RISKS FROM IMPLANT REUSE - AN UNSANCTIONED PRACTICE
The reuse of any implant under any condition is not appropriate. Firstly, once implanted, most implants acquire tenaciously-bound impurities which cannot be removed under field conditions. Secondly, the surgery and even a brief period of use severely compromises the durability of the implant. Thirdly, exhaustive decontamination, disinfection and sterilization of implants is a specialized series of procedures suitable only for laboratory and industrial facilities. Even the momentary removal of an implant to resolve a complication with subsequent reinsertion is illogical as most often the cause of the implant complication resides within the implant and most probably will carry over as it is reinserted. Therefore, any such procedure is self-defeating and, on detailed analysis, cannot be justified in terms of actual manipulative cost. At any rate, the risks are so elevated as to invalidate any possible saving.
Nevertheless, the practice is widespread in plastic surgery and was at one time so common in plastic surgery of the breast that even manufacturers complained of lost revenues. There are no policies or standards that would apply to the refurbishing, reconditioning and clinical reuse of medical devices of this kind. There has been no cohesive survey on the extent of the practice but an estimate based on random sampling of records, suggests that it may have reached as high as 30 percent of all cosmetic breast augmentation procedures in certain metropolitan areas.
The reuse of complex medical/surgical devices and diagnostic systems with brief contact time may be tolerable or even necessary if the items are too costly to discard and suitable technologies exist that allow safe reconditioning and reuse. However, implants, in particular cosmetic surgery implants, are not in that category. These are low cost items; they cannot be reused under any condition. The rationale is that structural features of these devices render them extremely fragile. In addition, exhaustive cleaning from endogenous substances, tissue, adventitious micro-organisms and proteinaceous contamination create a very elevated bioburden. They cannot be satisfactorily cleaned and sterilized by any process. Furthermore, the devices are inherently weak and a single cycle of use creates major shell and valve damages which will inevitably cause premature failure of the product.
A double lumen device intended for breast implantation is the most extreme example. It has an internal fluid compartment which cannot be accessed by the cleaning and disinfection process. Even when new, the valve, which provides for filling of the item, is not secure; the product generally fails by a combination of infective, inflammatory and material deterioration processes and is normally left with a perforated outer shell. Any attempt at recycling this device into the same patient, or a new patient, will reintroduce the same problems into the breast pocket and will account for much of the patient’s subsequent misadventures.
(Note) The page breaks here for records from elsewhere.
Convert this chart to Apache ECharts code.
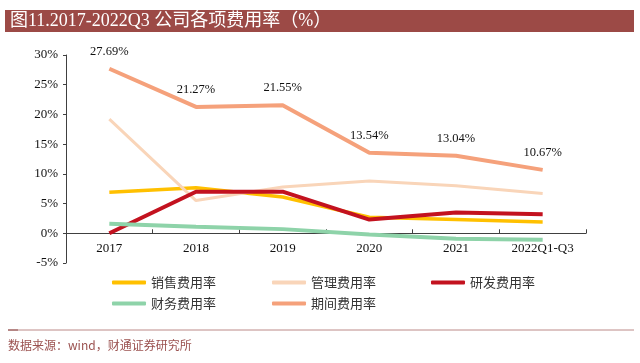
<!DOCTYPE html>
<html>
<head>
<meta charset="utf-8">
<script src="https://cdn.jsdelivr.net/npm/echarts@6/dist/echarts.min.js"></script>
<style>
html,body{margin:0;padding:0;background:#fff;}
#c{width:640px;height:363px;}
</style>
</head>
<body>
<div id="c"></div>
<script>
var categories = ['2017', '2018', '2019', '2020', '2021', '2022Q1-Q3'];
var salesRate = [6.9, 7.65, 6.1, 2.7, 2.3, 1.9];
var adminRate = [19.2, 5.5, 7.8, 8.8, 8.0, 6.7];
var rdRate = [0.0, 7.0, 7.0, 2.3, 3.5, 3.2];
var finRate = [1.6, 1.1, 0.7, -0.2, -0.9, -1.1];
var periodRate = [27.69, 21.27, 21.55, 13.54, 13.04, 10.67];
var yTicks = [-5, 0, 5, 10, 15, 20, 25, 30];
var seriesNames = ['销售费用率', '管理费用率', '研发费用率', '财务费用率', '期间费用率'];
var titleText = '图11.2017-2022Q3 公司各项费用率（%）';
var sourceText = '数据来源：wind，财通证券研究所';

var colors = ['#FFC000', '#F9D5B9', '#C3121F', '#8ED3A9', '#F5A17B'];
var serif = '"Liberation Serif", "Noto Sans CJK SC", serif';
var cjk = '"Noto Sans CJK SC", sans-serif';

var gridTop = 55, gridBottom = 100, chartH = 363;
var yMin = yTicks[0], yMax = yTicks[yTicks.length - 1];
var plotH = chartH - gridTop - gridBottom;
// shift x axis from the grid bottom up to the zero value line
var zeroOffset = -plotH * (0 - yMin) / (yMax - yMin);

var chart = echarts.init(document.getElementById('c'), null, {renderer: 'canvas'});

function legendAt(name, left, top) {
  return {
    data: [name], left: left, top: top, itemWidth: 34, itemHeight: 4,
    icon: 'roundRect', padding: 0,
    textStyle: {fontFamily: cjk, fontSize: 13, color: '#333'}
  };
}

var dataSets = [salesRate, adminRate, rdRate, finRate, periodRate];
var widths = [3.5, 3, 4, 4, 4];
var series = dataSets.map(function (d, i) {
  var s = {
    name: seriesNames[i], type: 'line', data: d,
    symbol: 'circle', symbolSize: 0.1, showSymbol: true,
    lineStyle: {width: widths[i], color: colors[i]},
    itemStyle: {color: colors[i]},
    emphasis: {disabled: true}
  };
  if (i === 4) {
    s.label = {show: true, position: 'top', distance: 11,
      formatter: function (p) { return p.value.toFixed(2) + '%'; },
      fontFamily: serif, fontSize: 12.5, color: '#111'};
  }
  return s;
});

chart.setOption({
  animation: false,
  color: colors,
  grid: {left: 66, right: 54, top: gridTop, bottom: gridBottom, containLabel: false},
  legend: [
    legendAt(seriesNames[0], 112, 276),
    legendAt(seriesNames[1], 272, 276),
    legendAt(seriesNames[2], 431, 276),
    legendAt(seriesNames[3], 112, 297),
    legendAt(seriesNames[4], 272, 297)
  ],
  xAxis: {
    type: 'category', data: categories, boundaryGap: true,
    offset: zeroOffset,
    axisLine: {onZero: false, lineStyle: {color: '#404040', width: 1}},
    axisTick: {show: true, inside: true, length: 4, alignWithLabel: false, lineStyle: {color: '#404040'}},
    axisLabel: {fontFamily: serif, fontSize: 13, color: '#111', margin: 9}
  },
  yAxis: {
    type: 'value', min: yMin, max: yMax, interval: 5,
    axisLine: {show: true, lineStyle: {color: '#404040', width: 1}},
    axisTick: {show: true, length: 3, lineStyle: {color: '#404040'}},
    splitLine: {show: false},
    axisLabel: {fontFamily: serif, fontSize: 13, color: '#111', margin: 8,
      formatter: function (v) { return v + '%'; }}
  },
  graphic: [
    {type: 'rect', shape: {x: 5, y: 10, width: 629, height: 22}, style: {fill: '#9C4A46'}, silent: true},
    {type: 'text', x: 10, y: 21, style: {text: titleText, fill: '#fff', font: '18px ' + serif, verticalAlign: 'middle'}, silent: true},
    {type: 'line', shape: {x1: 8, y1: 330, x2: 634, y2: 330}, style: {stroke: '#BC8A88', lineWidth: 1}, silent: true},
    {type: 'line', shape: {x1: 8, y1: 330, x2: 18, y2: 330}, style: {stroke: '#8E4A48', lineWidth: 1}, silent: true},
    {type: 'text', x: 8, y: 345, style: {text: sourceText, fill: '#9B5250', font: '12px ' + cjk, verticalAlign: 'middle'}, silent: true}
  ],
  series: series
});
</script>
</body>
</html>
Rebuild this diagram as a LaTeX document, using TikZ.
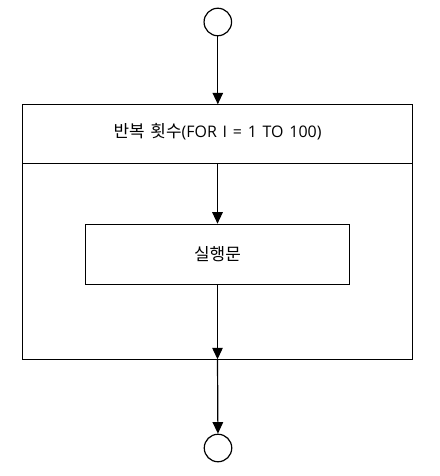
\documentclass[tikz,border=0pt]{standalone}
\usepackage{fontspec}
\newfontfamily\kr{Noto Sans CJK KR}
\newfontfamily\lat[WordSpace=1.4]{Open Sans}
\usetikzlibrary{arrows.meta}
\begin{document}
\begin{tikzpicture}[x=1bp,y=-1bp,
  line width=1.2bp,
  term/.style={draw,circle,minimum size=27.5bp,inner sep=0pt},
  arr/.style={-{Triangle[length=11.5bp,width=10.5bp]}},
  lbl/.style={font=\fontsize{16}{19}\selectfont}]
\useasboundingbox (0,0) rectangle (440,476);
\node[term] (start) at (217.8,22) {};
\node[term] (stop) at (218,448) {};
\coordinate (otl) at (22.7,104.3);
\coordinate (obr) at (412.3,359.3);
\draw (otl) rectangle (obr);
\coordinate (dl) at (22.7,163.5);
\coordinate (dr) at (412.3,163.5);
\draw (dl) -- (dr);
\node[lbl] (loop) at (217.5,132) {{\kr\fontsize{17}{19}\selectfont 반복}{\lat\ }{\kr\fontsize{17}{19}\selectfont 횟수}{\lat (FOR I = 1 TO 100)}};
\node[draw,minimum width=264.4bp,minimum height=60bp,inner sep=0pt,lbl] (body) at (217.5,254.3) {\kr\fontsize{17}{19}\selectfont 실행문};
\coordinate (otop) at (217.8,104.3);
\coordinate (dmid) at (217.5,163.5);
\coordinate (obot) at (217.5,359.3);
\draw[arr] (start) -- (otop);
\draw[arr] (dmid) -- (body.north);
\draw[arr] (body.south) -- (obot);
\draw[arr] (obot) -- (stop);
\end{tikzpicture}
\end{document}
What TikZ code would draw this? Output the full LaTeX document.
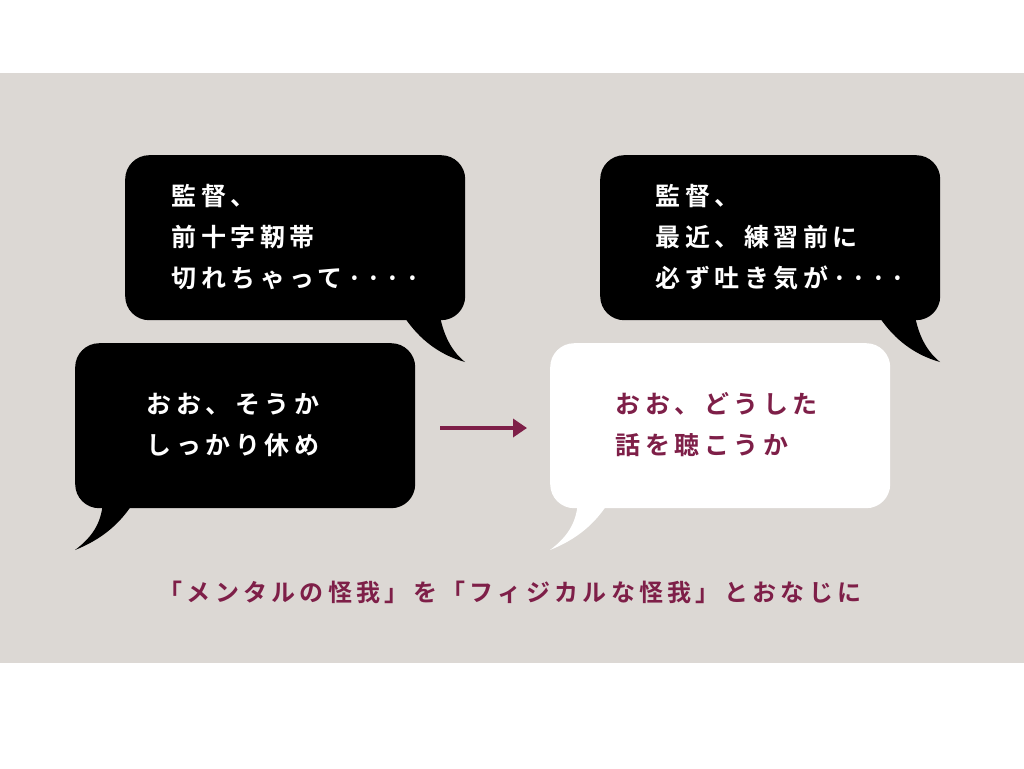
\documentclass[tikz,border=0pt]{standalone}
\usepackage{fontspec}
\usetikzlibrary{arrows.meta}
\newfontfamily\jp[LetterSpace=18]{Noto Sans CJK JP Bold}
\definecolor{bg}{HTML}{DCD8D4}
\definecolor{mar}{HTML}{7E1F48}
\begin{document}
\begin{tikzpicture}[x=1pt,y=-1pt,
  bub/.style={rounded corners=24pt,minimum width=340pt,minimum height=165pt,anchor=north west,inner sep=0pt},
  txt/.style={anchor=west,align=left,font=\jp\fontsize{25}{41}\selectfont}]
\useasboundingbox (0,0) rectangle (1024,768);
\fill[white] (0,0) rectangle (1024,768);
\fill[bg] (0,73) rectangle (1024,663);
% top-left
\node[bub,fill=black] (a) at (125,155) {};
\fill[black] (400,300) -- (438,300) .. controls (440,330) and (450,350) .. (465,362) .. controls (440,355) and (420,340) .. (405,318) -- cycle;
\node[txt,white] (ta) at (168,237) {監督、\\前十字靭帯\\切れちゃって····};
% bottom-left
\node[bub,fill=black] (b) at (75,343) {};
\fill[black] (100,500) -- (135,500) .. controls (120,525) and (100,540) .. (75,550) .. controls (95,535) and (102,520) .. (103,500) -- cycle;
\node[txt,white] (tb) at (143,425) {おお、そうか\\しっかり休め};
% top-right
\node[bub,fill=black] (c) at (600,155) {};
\fill[black] (875,300) -- (913,300) .. controls (915,330) and (925,350) .. (940,362) .. controls (915,355) and (895,340) .. (880,318) -- cycle;
\node[txt,white] (tc) at (652,237) {監督、\\最近、練習前に\\必ず吐き気が····};
% bottom-right
\node[bub,fill=white] (d) at (550,343) {};
\fill[white] (575,500) -- (610,500) .. controls (595,525) and (575,540) .. (550,550) .. controls (570,535) and (577,520) .. (578,500) -- cycle;
\node[txt,mar] (td) at (612,425) {おお、どうした\\話を聴こうか};
% arrow
\coordinate (p1) at (440,428);
\coordinate (p2) at (527,428);
\draw[mar,line width=3.5pt,-{Triangle[length=14pt,width=18pt]}] (p1) -- (p2);
\node[mar,font=\jp\fontsize{24}{30}\selectfont] (cap) at (510,592) {「メンタルの怪我」を「フィジカルな怪我」とおなじに};
\end{tikzpicture}
\end{document}
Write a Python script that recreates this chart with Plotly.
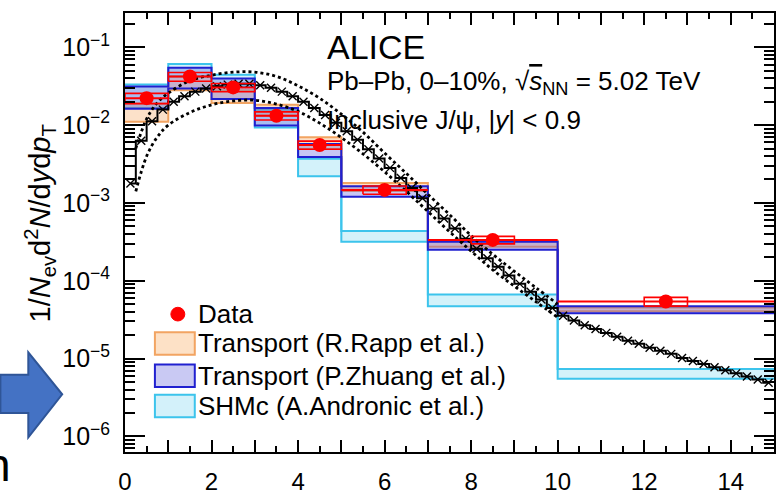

Paradoxically, such procedures are still condoned by the plastic surgery community. Surprisingly, they were implicitly supported by most of the manufacturers, at least prior to 1987. Virtually all product inserts described detailed procedures to perform "resterilization of contaminated implants". These gave instructions on recycling which could be easily interpreted as supportive of the practice. After 1985, some manufacturers included contra-indications or statements indicating that the products were "for single use only".
The rising popularity of foam-covered implants in the eighties introduced additional risks to recycling. These devices lost most of their coatings during the first few months of implantation and, as a result, the devices were dramatically changed. During the aging process after the implant had been in situ for some time, porosity developed in the adhesive coating leaving deep, fine channels ideally suited for proteinaceous debris and micro-organisms. These cavities would be idealized harbors that would resist exhaustive cleaning by any known technique short of stripping the totality of the coating. Chemical alterations in the adhesive were also present thus changing the biocompatibility characteristics of the surface. Finally, the sterilization process would severely impair the adhesion between the elastomer coating and the shell material thus facilitating widespread debonding and production of large fragments of debris.
Any reuse predicated on the basis of "salvage" of an implant is illogical from any point of view. A breast implant is a low cost product and most designs have deep interstices that defy exhaustive cleaning. Microbiological controls on resterilized items of this kind are virtually inapplicable because of the wide variation from product to product and even from items of the same production. Given that the devices were mechanically inadequate from the onset, any supplemental process intended to remove foreign biological matter and destroy established microbiological colonies would impart further damage to the item and compromise its mechanical integrity to an even greater degree that it already was.
Thus, there is no probability that resterilization of a contaminated breast implant could lead to a clinically useful product. Even if it had been possible to develop a process which was sufficiently lethal to bring the microbiological safety of the item within the requirements of current surgical demands, the costs would have far exceeded the market value of a new item of the same kind.